Sourdough pizza is one of our principle recipes when it comes to sharing our knowledge about how baking can have a positive impact on mental health.
This simple sourdough pizza recipe can form the basis for a whole range of healthy meals by varying the toppings. One of our foundational values is to share knowledge openly, and when it comes to sharing, pizza is the perfect choice.
As part of the Sourdough Club, we teach a detailed course on how to make sourdough pizzas, which also covers how to apply our core principles of baking to nourish and how this can impact the positive microbes in your gut. These microbes are involved with the production of the neurotransmitters needed by your brain.
Baking in this way is about connecting. It’s about being sociable and about making what we eat count. If you are able, I highly recommend using British farmhouse cheeses from Neal’s Yard Dairy, and finishing your pizza with wild oregano. This recipe incorporates just 20% whole grains. With its slow fermentation and high-quality topping ingredients, a sourdough pizza can be a healthy and delicious meal.
If you are new to making pizza, then a pizza peel is very useful indeed. The instructions here are for a conventional oven, but for really great Neapolitan-style pizzas, consider investing in a Gozney Roccbox Pizza Oven or a Stadler Made Outdoor Oven, both of which will take your pizzas to another level!
For more top tips on making and baking sourdough pizzas, as well as ensuring maximum nutrition and nourishment for your gut, take a look at our sourdough pizza guide.
Makes 2 x 30cm pizzas >
For The Dough
- 100g bubbly, lively starter
- 300ml water at 22°C
- 400g ‘00’ flour
- 100g stoneground wholegrain flour
- 10g fine sea salt
- 2 tablespoons olive oil, plus extra for oiling your hands
- 20g finely ground semolina flour, for dusting the peel
- For the topping:
- 200g mozzarella cheese
- 280g tomato pizza sauce
- any other toppings of your choice
- fresh herbs, to serve
230°C/450°F/gas mark 8
|Refresh your starter||Day 1, 9pm|
|Make the dough and leave to rest||Day 2, 8am|
|Knead the dough for 5 minutes, then leave in a warm place||Day 2, 8.10am|
|Preheat oven and baking stone, shape the dough into balls and leave for an hour||Day 2, 5pm|
|Stretch bases and prepare peels||Day 2, 6pm|
|Add toppings to pizzas||Day 2, 6.10pm|
|Bake pizzas||Day 2, 6.15pm|
|Leave to cool a little, then top with herbs and serve||Day 2, 6.25pm|
Refresh your starter the evening before you want to eat your sourdough pizzas.
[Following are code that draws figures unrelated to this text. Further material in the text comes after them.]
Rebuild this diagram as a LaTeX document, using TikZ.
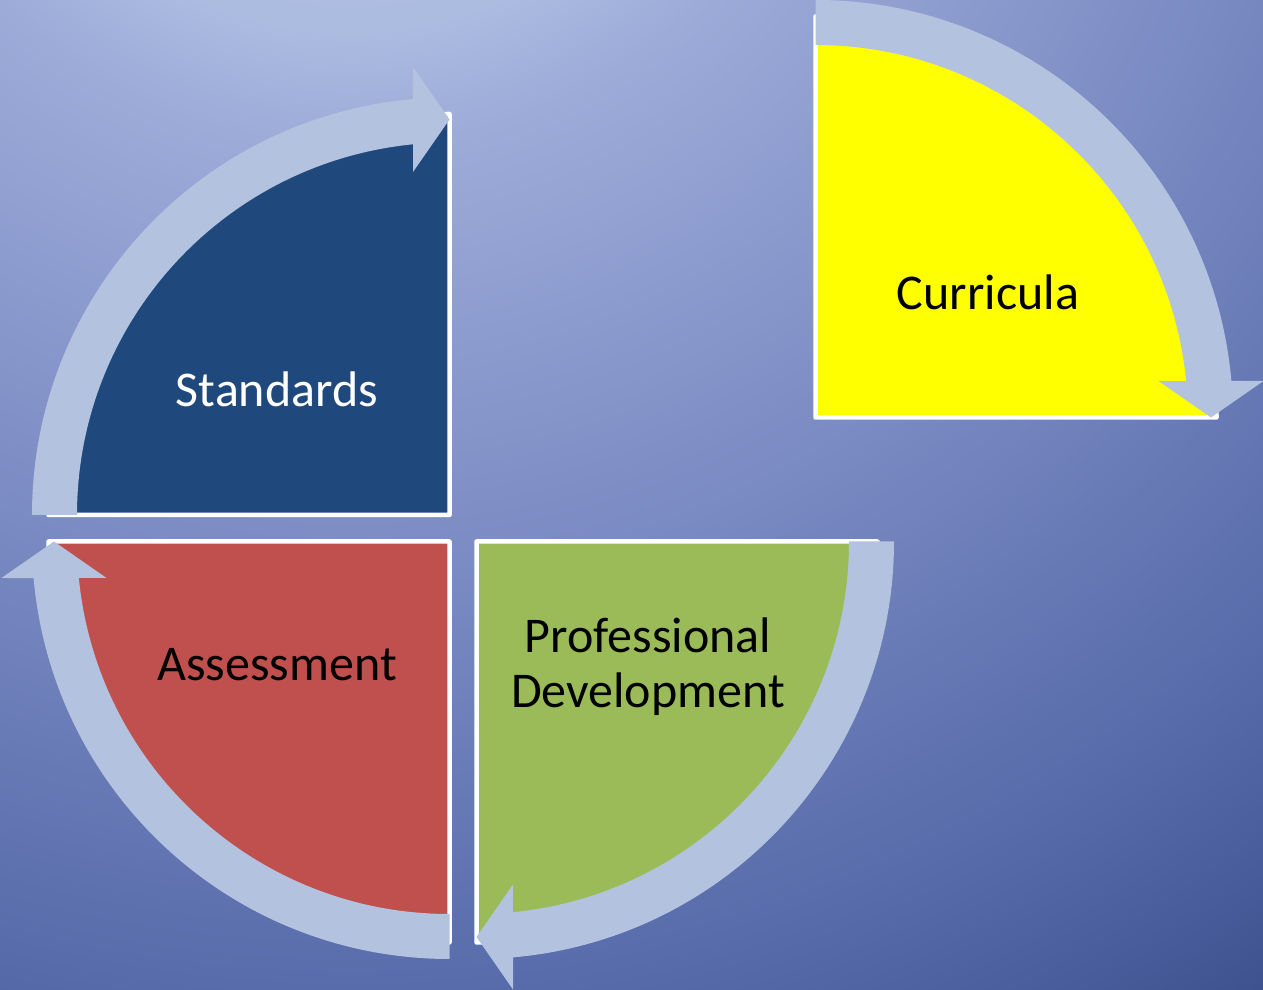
\documentclass[tikz,border=0pt]{standalone}
\usepackage{fontspec}
\setmainfont{Carlito}
\usetikzlibrary{calc}

\definecolor{bg0}{HTML}{B4C3E4}
\definecolor{bgA}{HTML}{ACBBE0}
\definecolor{bgB}{HTML}{9CABD8}
\definecolor{bgC}{HTML}{7B8BC3}
\definecolor{bgD}{HTML}{5468A8}
\definecolor{bgE}{HTML}{3F5290}
\definecolor{bgF}{HTML}{3C4E8B}
\definecolor{bandcol}{HTML}{B3C2DE}
\definecolor{stdblue}{HTML}{1F497D}
\definecolor{currYellow}{HTML}{FFFF00}
\definecolor{assessRed}{HTML}{C0504D}
\definecolor{pdGreen}{HTML}{9BBB59}

% radial backdrop; 25bp is the rim of the shaded circle
\pgfdeclareradialshading{backdrop}{\pgfpoint{0bp}{0bp}}{%
  color(0bp)=(bg0); color(5.6bp)=(bgA); color(7.3bp)=(bgB);
  color(13.5bp)=(bgC); color(20.4bp)=(bgD); color(23.8bp)=(bgE);
  color(25bp)=(bgF); color(50bp)=(bgF)}

\tikzset{
  quarter/.style={draw=white, line width=4.5pt, line join=round},
  band/.style={fill=bandcol, draw=none},
  label/.style={font=\fontsize{50}{55}\selectfont, align=center, inner sep=0pt}
}

% quarter disc: corner at origin, spanning 90..180 degrees before rotation
\newcommand\quarterdisc[3]{%
  \path[quarter, fill=#3, shift={#1}, rotate=#2]
    (0,0) -- (180:401) arc[start angle=180, end angle=90, radius=401] -- cycle;}
% curved arrow band running clockwise over the rim of a quarter disc
\newcommand\cycarrow[2]{%
  \path[band, shift={#1}, rotate=#2]
    (180:417.5) arc[start angle=180, end angle=95.02, radius=417.5]
    -- (-36.5,448) -- (0,395.5) -- (-36.5,343)
    -- (95.62:372.5) arc[start angle=95.62, end angle=180, radius=372.5]
    -- cycle;}

\begin{document}
\begin{tikzpicture}[x=1pt, y=1pt]
  \useasboundingbox (0,0) rectangle (1263,990);
  \begin{scope}
    \clip (0,0) rectangle (1263,990);
    \shade[shading=backdrop] (350,1340) circle (1700);
  \end{scope}

  % corners of the four quarter discs
  \coordinate (cStd) at (449.5,475);
  \coordinate (cCur) at (815.5,572.5);
  \coordinate (cPro) at (476.5,448.5);
  \coordinate (cAss) at (449.5,448.5);

  \quarterdisc{(cStd)}{0}{stdblue}
  \quarterdisc{(cCur)}{-90}{currYellow}
  \quarterdisc{(cPro)}{-180}{pdGreen}
  \quarterdisc{(cAss)}{90}{assessRed}

  \cycarrow{(cStd)}{0}
  \cycarrow{(cCur)}{-90}
  \cycarrow{(cPro)}{-180}
  \cycarrow{(cAss)}{90}

  \node[label, text=white] (standards) at (277,601) {Standards};
  \node[label] (curricula) at (988,698) {Curricula};
  \node[label] (assessment) at (277,325) {Assessment};
  \node[label] (profdev) at (648,323) {Professional\\Development};
\end{tikzpicture}
\end{document}
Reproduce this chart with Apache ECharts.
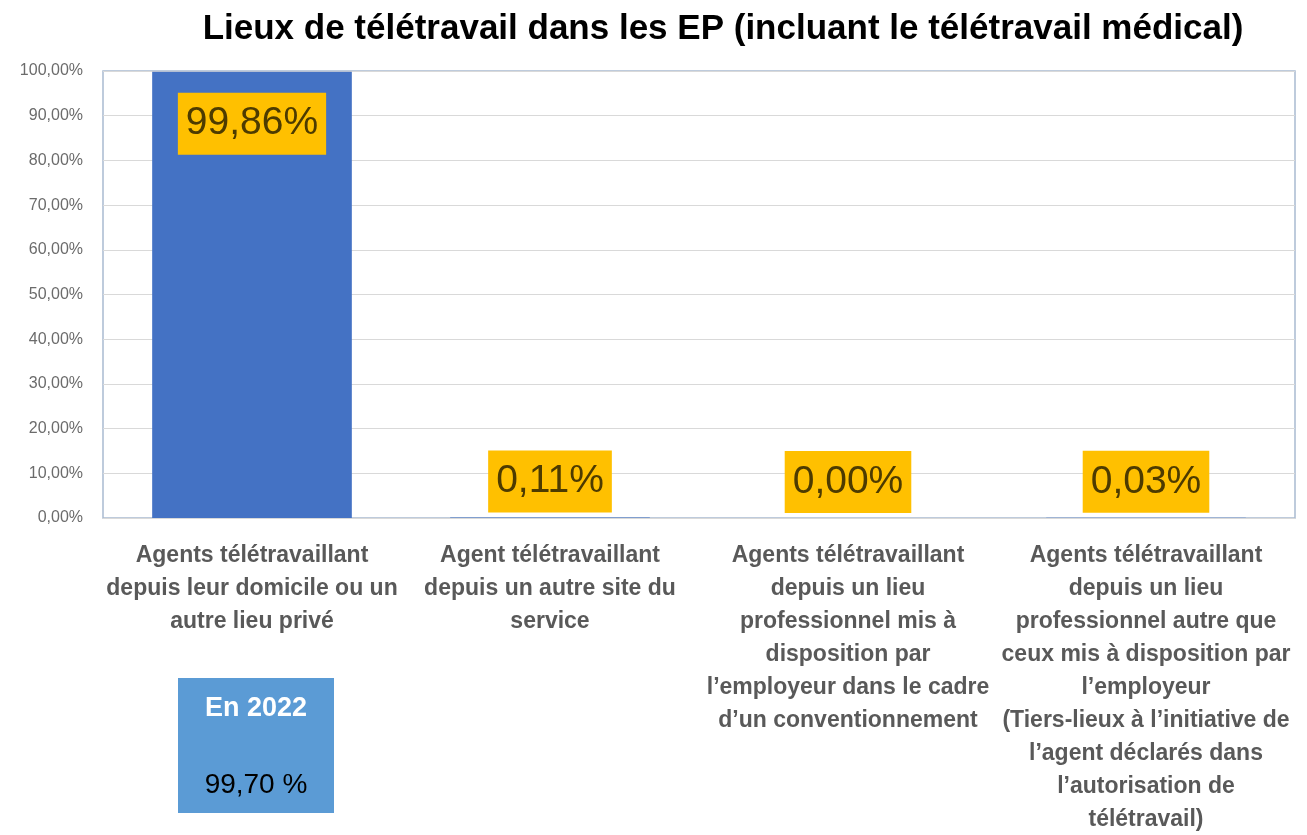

The next morning, make the pizza dough by mixing together the starter, water, ‘00’ flour, wholegrain flour, sea salt and olive oil, making sure all the flour is incorporated. Cover with a damp tea towel and leave for a few minutes. Meanwhile, return the unused starter to the fridge.
Lightly oil your hands and knead the dough well for 5 minutes. Set it aside somewhere warm and cover with a clean damp tea towel until the evening.
At 5pm, place a baking stone on the bottom rack of the oven and preheat the oven to 230°C/450°F/gas mark 8. Place the dough on a floured surface and divide into two. Lightly shape the portions into balls. Cover and leave to rest for about 45 minutes–1 hour.
Using your fingertips, press each dough ball out to your required shape, then stretch gently with your hands to get a thin pizza base. Prepare your pizza peel by evenly sprinkling some semolina over it, then roll the first pizza base over a rolling pin and transfer it to the peel.
Place 2 large tablespoons of the tomato sauce in the centre of the pizza and spread it evenly all the way to the edges of the dough. Add some cheese and any chosen toppings, then transfer the pizza to the oven, then repeat with the remaining dough and toppings.
Bake for 10–12 minutes, then check. Bake for a little longer if the pizzas are not quite ready. Allow to cool a little before serving, scattered with fresh herbs.